According to Marshall’s broad view of federal authority, the commerce power “may be exercised to its utmost extent, and acknowledges no limitations.” In the short run, Gibbons v. Ogden promoted steam travel and contributed to the rise of a national market economy. Since Marshall declined to provide specific guidelines for interstate commerce regulation in his decision, however, the Supreme Court continued to grapple with the issue. For instance, the Marshall Court upheld congressional commerce powers in Brown v. Maryland (1827) but reduced such authority in Willson v. Blackbird Marsh Creek Co. (1829). In the mid-1800s, the Taney Court used Gibbons v. Ogden to support state-based commercial regulation in New York v. Miln (1837), the License Cases (1847), and Cooley v. Board of Wardens (1852). During the Gilded Age and Progressive era, the Supreme Court cited Gibbons v. Ogden to augment federal commerce powers in Wabash Railway v. Illinois (1886) and Swift v. United States (1905).

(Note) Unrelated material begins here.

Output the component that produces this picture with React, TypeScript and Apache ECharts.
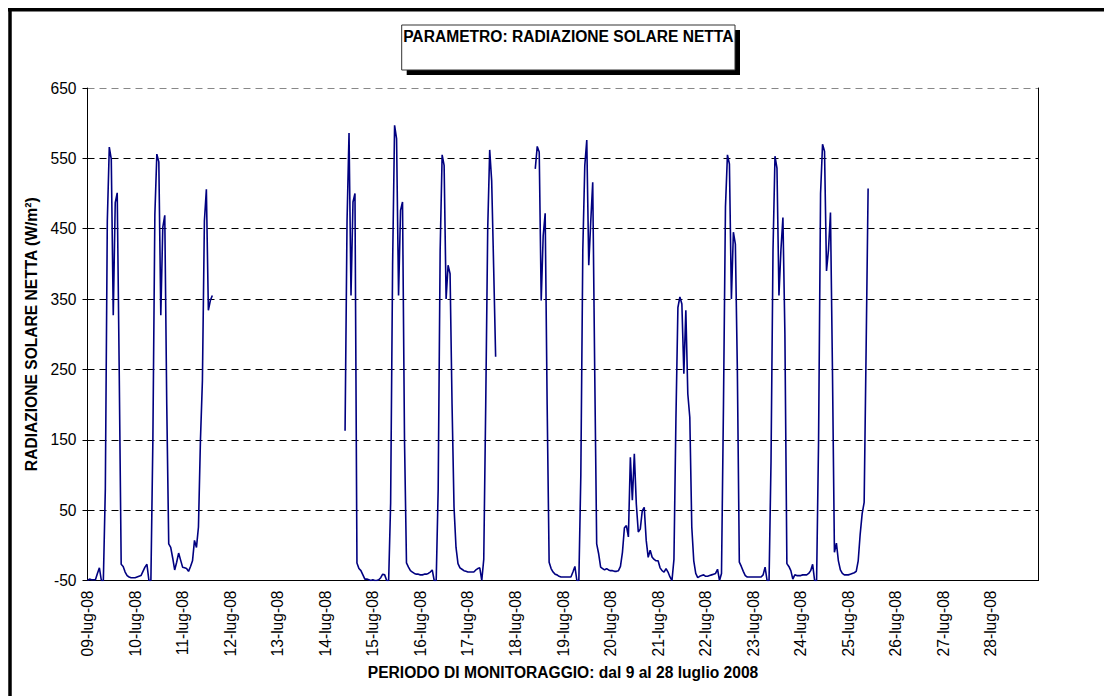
import React, { useEffect, useRef } from 'react';
import * as echarts from 'echarts';

const dayLabels = [
  '09-lug-08', '10-lug-08', '11-lug-08', '12-lug-08', '13-lug-08', '14-lug-08', '15-lug-08',
  '16-lug-08', '17-lug-08', '18-lug-08', '19-lug-08', '20-lug-08', '21-lug-08', '22-lug-08',
  '23-lug-08', '24-lug-08', '25-lug-08', '26-lug-08', '27-lug-08', '28-lug-08',
];

// hourly values (W/m²), index = hour of the day; null / missing = no data
const d09 = [-50, -48, -49, -49, -49, -40, -32, -50, -50, 80, 461, 566, 549, 327, 487, 501, 250, -27, -30, -38, -43, -45, -46, -46];
const d10 = [-46, -45, -44, -43, -37, -31, -27, -50, -50, 150, 470, 556, 545, 327, 452, 469, 200, 2, -3, -18, -35, -24, -11, -21];
const d11 = [-31, -32, -33, -37, -30, -22, 7, -3, 26, 149, 234, 461, 506, 334, 348, 355];
const d12: (number | null)[] = [];
const d13: (number | null)[] = [];
const d14 = [null, null, null, null, null, null, null, null, null, null, 163, 461, 586, 355, 488, 500, -25, -33, -36, -42, -48, -48, -49, -50];
const d15 = [-49, -50, -50, -49, -46, -41, -42, -50, -50, 60, 400, 597, 578, 355, 476, 488, 150, -25, -31, -36, -38, -40, -41, -41];
const d16 = [-42, -42, -41, -41, -40, -38, -35, -50, -50, 80, 420, 555, 540, 350, 398, 386, 200, 54, -3, -26, -32, -34, -36, -37];
const d17 = [-38, -38, -38, -38, -35, -33, -32, -50, -20, 200, 450, 562, 518, 395, 268];
const d18 = [null, null, null, null, null, null, null, null, null, null, 535, 567, 559, 348, 440, 472, 200, -24, -33, -38, -41, -42, -44, -45];
const d19 = [-45, -45, -45, -45, -45, -38, -30, -50, -50, 100, 420, 540, 576, 398, 460, 516, 250, 2, -12, -31, -33, -35, -33, -35];
const d20 = [-36, -36, -37, -37, -36, -30, -10, 25, 28, 12, 125, 64, 130, 59, 19, 23, 49, 54, 7, -17, -7, -17, -20, -22];
const d21 = [-22, -32, -36, -38, -33, -38, -45, -50, -20, 180, 338, 353, 343, 244, 334, 215, 182, 26, -22, -40, -46, -44, -43, -42];
const d22 = [-44, -44, -43, -42, -41, -40, -34, -50, -40, 200, 481, 555, 542, 350, 445, 428, 250, -24, -30, -37, -43, -45, -45, -45];
const d23 = [-45, -45, -45, -45, -45, -42, -31, -50, -50, 120, 420, 553, 536, 355, 420, 466, 300, -26, -30, -36, -48, -42, -43, -43];
const d24 = [-43, -42, -42, -42, -40, -36, -27, -50, -50, 150, 500, 570, 560, 390, 420, 473, 250, -10, 3, -22, -35, -40, -42, -42];
const d25 = [-42, -41, -40, -39, -37, -22, 16, 45, 61, 280, 507];
const d26: (number | null)[] = [];
const d27: (number | null)[] = [];
const d28: (number | null)[] = [];

const days: (number | null)[][] = [d09, d10, d11, d12, d13, d14, d15, d16, d17, d18, d19, d20, d21, d22, d23, d24, d25, d26, d27, d28];

const TITLE = 'PARAMETRO: RADIAZIONE SOLARE NETTA';
const Y_NAME = 'RADIAZIONE SOLARE NETTA (W/m²)';
const X_NAME = 'PERIODO DI MONITORAGGIO: dal 9 al 28 luglio 2008';

export default function App() {
  const ref = useRef<HTMLDivElement>(null);

  useEffect(() => {
    if (!ref.current) return;
    const chart = echarts.init(ref.current, undefined, { renderer: 'svg' });
    const font = "'Liberation Sans', Arial, Helvetica, sans-serif";
    const fs = 15.6;

    const seriesData: any[] = [];
    days.forEach((arr, d) => {
      for (let h = 0; h < 24; h++) {
        const v = arr[h];
        seriesData.push([d * 24 + h, v == null ? '-' : v]);
      }
    });

    const option: any = {
      animation: false,
      textStyle: { fontFamily: font },
      grid: { left: 79.5, right: 73.5, top: 80, bottom: 115.5, containLabel: false },
      xAxis: {
        type: 'value',
        min: 0,
        max: 480,
        interval: 24,
        axisLine: { show: true, onZero: false, lineStyle: { color: '#000', width: 1 } },
        axisTick: { show: false },
        splitLine: { show: false },
        axisLabel: {
          rotate: 90,
          margin: 10,
          fontSize: fs,
          color: '#000',
          fontFamily: font,
          formatter: (v: number) => dayLabels[Math.round(v / 24)] ?? '',
        },
        name: X_NAME,
        nameLocation: 'middle',
        nameGap: 82,
        nameTextStyle: { fontWeight: 'bold', fontSize: fs, color: '#000', fontFamily: font },
      },
      yAxis: [
        {
          type: 'value',
          min: -50,
          max: 650,
          interval: 100,
          axisLine: { show: true, lineStyle: { color: '#000', width: 1 } },
          axisTick: { show: true, length: 5, lineStyle: { color: '#000' } },
          axisLabel: { margin: 11, fontSize: fs, color: '#000', fontFamily: font },
          splitLine: {
            show: true,
            lineStyle: {
              type: [7, 5],
              width: 1,
              color: ['#000', '#000', '#000', '#000', '#000', '#000', '#000', '#888'],
            },
          },
          name: Y_NAME,
          nameLocation: 'middle',
          nameRotate: 90,
          nameGap: 40,
          nameTextStyle: { fontWeight: 'bold', fontSize: fs, color: '#000', fontFamily: font },
        },
        {
          type: 'value',
          min: -50,
          max: 650,
          interval: 100,
          position: 'right',
          axisLine: { show: true, lineStyle: { color: '#000', width: 1 } },
          axisTick: { show: false },
          axisLabel: { show: false },
          splitLine: { show: false },
        },
      ],
      series: [
        {
          type: 'line',
          data: seriesData,
          yAxisIndex: 0,
          showSymbol: false,
          symbol: 'none',
          connectNulls: false,
          lineStyle: { color: '#000080', width: 1.6 },
          z: 3,
        },
      ],
      graphic: [
        { type: 'line', shape: { x1: 2, y1: 0, x2: 2, y2: 700 }, style: { stroke: '#000', lineWidth: 3.5 }, z: 100 },
        { type: 'line', shape: { x1: 0, y1: 1.7, x2: 1110, y2: 1.7 }, style: { stroke: '#000', lineWidth: 3.5 }, z: 100 },
        { type: 'rect', shape: { x: 398.7, y: 22, width: 333.3, height: 45 }, style: { fill: '#000' }, z: 100 },
        { type: 'rect', shape: { x: 393.7, y: 17, width: 333.3, height: 45 }, style: { fill: '#fff', stroke: '#333', lineWidth: 1 }, z: 101 },
        {
          type: 'text',
          x: 560.3,
          y: 28.5,
          style: {
            text: TITLE,
            fontFamily: font,
            fontWeight: 'bold',
            fontSize: fs,
            fill: '#000',
            align: 'center',
            verticalAlign: 'middle',
          },
          z: 102,
        },
      ],
    };

    chart.setOption(option);
    return () => chart.dispose();
  }, []);

  return <div ref={ref} style={{ width: 1104, height: 688 }} />;
}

In the 1930s, Supreme Court decisions such as Schechter Poultry Corporation v. United States (1935) and Butler v. United States (1936) struck down New Deal programs created by Congress under the authority of the Commerce Clause. Following President Franklin D. Roosevelt’s 1937 attempted court-packing plan, Supreme Court decisions over the next half century beginning with National Labor Relations Board v. Jones and Laughlin Steel Corporation (1937) often accepted a broad interpretation of the Commerce Clause. As such, the Gibbons decision became a precedent for cases involving antisegregation laws in Heart of Atlanta Motel, Inc. v. United States (1964). Yet in United States v. Lopez (1995) and United States v. Morrison (2000), the Supreme Court began providing stricter guidelines for Congress in using the Commerce Clause as a basis for federal laws in areas such as gun control and civil suit remedies for rape victims.

BIBLIOGRAPHY:

Maurice G. Baxter, The Steamboat Monopoly: Gibbons v. Ogden, 1824 (New York: Alfred A. Knopf, 1972); George Dangerfield, “The Steamboat Case,” in Quarrels That Have Shaped the Constitution, ed. John A Garraty, 49–61 (New York: Harper and Row, 1962); R. Kent Newmyer, John Marshall and the Heroic Age of the Supreme Court (Baton Rouge: Louisiana State University Press, 2001); and G. Edward White, The Marshall Court and Cultural Change, 1815–1835 (New York: MacMillan Publishing, 1988).